I agree Qemu should opt-in to this, it needs to be a feature that is enabled.

I had an early version of something like this for testing SDEI before there was firmware
available. The review feedback from Christoffer was that it should include HVC and SMC,
their immediates, and shouldn't be tied to SMC-CC ranges.

I think this should be a catch-all as Heyi describes to deliver 'unhandled SMC/HVC' to
user-space as hypercall exits. We should include the immediate in the struct.

We can allow Qemu to disable the in-kernel PSCI implementation, which would let it be done
in user-space via this catch-all mechanism. (PSCI in user-space has come up on another
thread recently). The in-kernel PSCI needs to be default-on for backwards compatibility.

As Mark points out, the piece that's left is the 'arch workaround' stuff. We always need
to handle these in the kernel.
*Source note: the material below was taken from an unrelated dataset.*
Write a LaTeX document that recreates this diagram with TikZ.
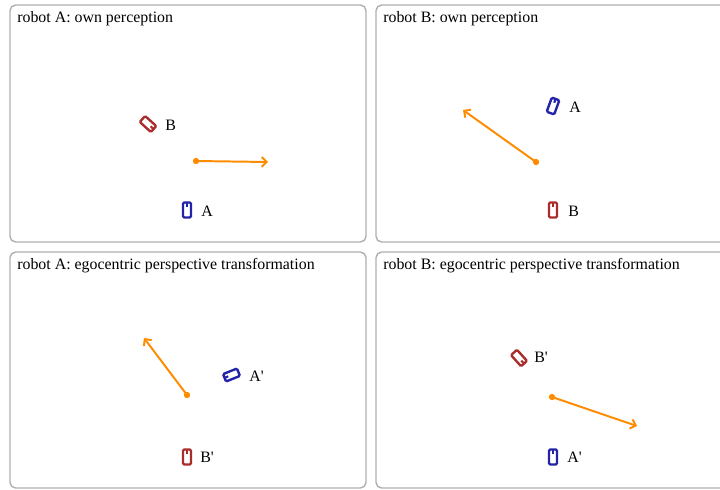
\documentclass[tikz,border=0pt]{standalone}
\usepackage{fontspec}
\setmainfont{Liberation Serif}
\usetikzlibrary{arrows.meta}
\definecolor{acolor}{RGB}{35,35,170}
\definecolor{bcolor}{RGB}{170,45,45}
\definecolor{movecolor}{RGB}{255,140,0}
\definecolor{framecolor}{RGB}{175,175,175}

\begin{document}
\begin{tikzpicture}[x=0.025cm, y=-0.025cm,
  panel/.style={draw=framecolor, line width=1pt, rounded corners=4pt},
  title/.style={anchor=west, inner sep=0pt, font=\fontsize{11.3}{13}\selectfont},
  rlabel/.style={anchor=west, inner sep=0pt, font=\fontsize{11.3}{13}\selectfont},
  startdot/.style={circle, fill=movecolor, inner sep=0pt, minimum size=4.5pt},
  move/.style={movecolor, line width=1.4pt, -{Straight Barb[length=3.5pt,width=7pt]}},
  robot/.pic={
    \draw[line width=1.7pt, rounded corners=0.9pt] (-4,-7.5) rectangle (4,7.5);
    \draw[line width=1.5pt] (0,-7.5) -- (0,-3.5);
  },
]
\useasboundingbox (0,0) rectangle (720,489);
\clip (0,0) rectangle (720,489);

% ---------- panels ----------
\draw[panel] (10,5) rectangle (366,242);
\draw[panel] (376,5) rectangle (735,242);
\draw[panel] (10,252) rectangle (366,488);
\draw[panel] (376,252) rectangle (735,488);

\node[title] (tla) at (17,18.5) {robot A: own perception};
\node[title] (tlb) at (383,18.5) {robot B: own perception};
\node[title] (bla) at (17,265.5) {robot A: egocentric perspective transformation};
\node[title] (blb) at (383,265.5) {robot B: egocentric perspective transformation};

% ---------- robot A: own perception ----------
\pic[bcolor, rotate=-132] at (148,124) {robot};
\node[rlabel] (aownb) at (165,125.5) {B};
\pic[acolor] at (187,210) {robot};
\node[rlabel] (aowna) at (201,211.5) {A};
\node[startdot] (amove) at (196,161) {};
\coordinate (amoveend) at (268,162);
\draw[move] (amove.center) -- (amoveend);

% ---------- robot B: own perception ----------
\pic[acolor, rotate=-20] at (553,106) {robot};
\node[rlabel] (bowna) at (569,107.5) {A};
\pic[bcolor] at (553,210) {robot};
\node[rlabel] (bownb) at (568,211.5) {B};
\node[startdot] (bmove) at (536,162) {};
\coordinate (bmoveend) at (463,110);
\draw[move] (bmove.center) -- (bmoveend);

% ---------- robot A: transformed ----------
\pic[acolor, rotate=112] at (231.5,375) {robot};
\node[rlabel] (aegoa) at (249,376.5) {A\textquotesingle};
\pic[bcolor] at (187,457) {robot};
\node[rlabel] (aegob) at (200,457.5) {B\textquotesingle};
\node[startdot] (aegomove) at (187,395) {};
\coordinate (aegomoveend) at (144,338);
\draw[move] (aegomove.center) -- (aegomoveend);

% ---------- robot B: transformed ----------
\pic[bcolor, rotate=-138] at (519,358) {robot};
\node[rlabel] (begob) at (534,357.5) {B\textquotesingle};
\pic[acolor] at (553,457) {robot};
\node[rlabel] (begoa) at (567,457.5) {A\textquotesingle};
\node[startdot] (begomove) at (552,397) {};
\coordinate (begomoveend) at (637,426);
\draw[move] (begomove.center) -- (begomoveend);

\end{tikzpicture}
\end{document}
I don't think these should be routed-back, they should be
un-obtainable by user-space.
Ideally there would be a way for user-space to discover the immediate/x0 values that the
kernel will not deliver via the catch-all. This could be done via some co-processor
register... thing...



>>> 3. For interrupts bound to hypervisor, qemu should stop injecting the IRQ to
>>> guest through KVM, but jump to the registered event handler directly,
>>> including context saving and restoring. Some interrupts like virtual timer
>>> are handled by kvm directly, so we may refuse to bind such interrupts to
>>> SDEI events.

I don't think we'd ever need a physical interrupt to be delivered via Qemu as an SDEI event.
The use-cases for this stuff mean it can be done 'higher-up'. For example, your timer is
probably used as a watchdog. On a real system this may well be a device with an interrupt,
but Qemu could happily emulate a watchdog using some other linux API. (e.g. SIGALRM).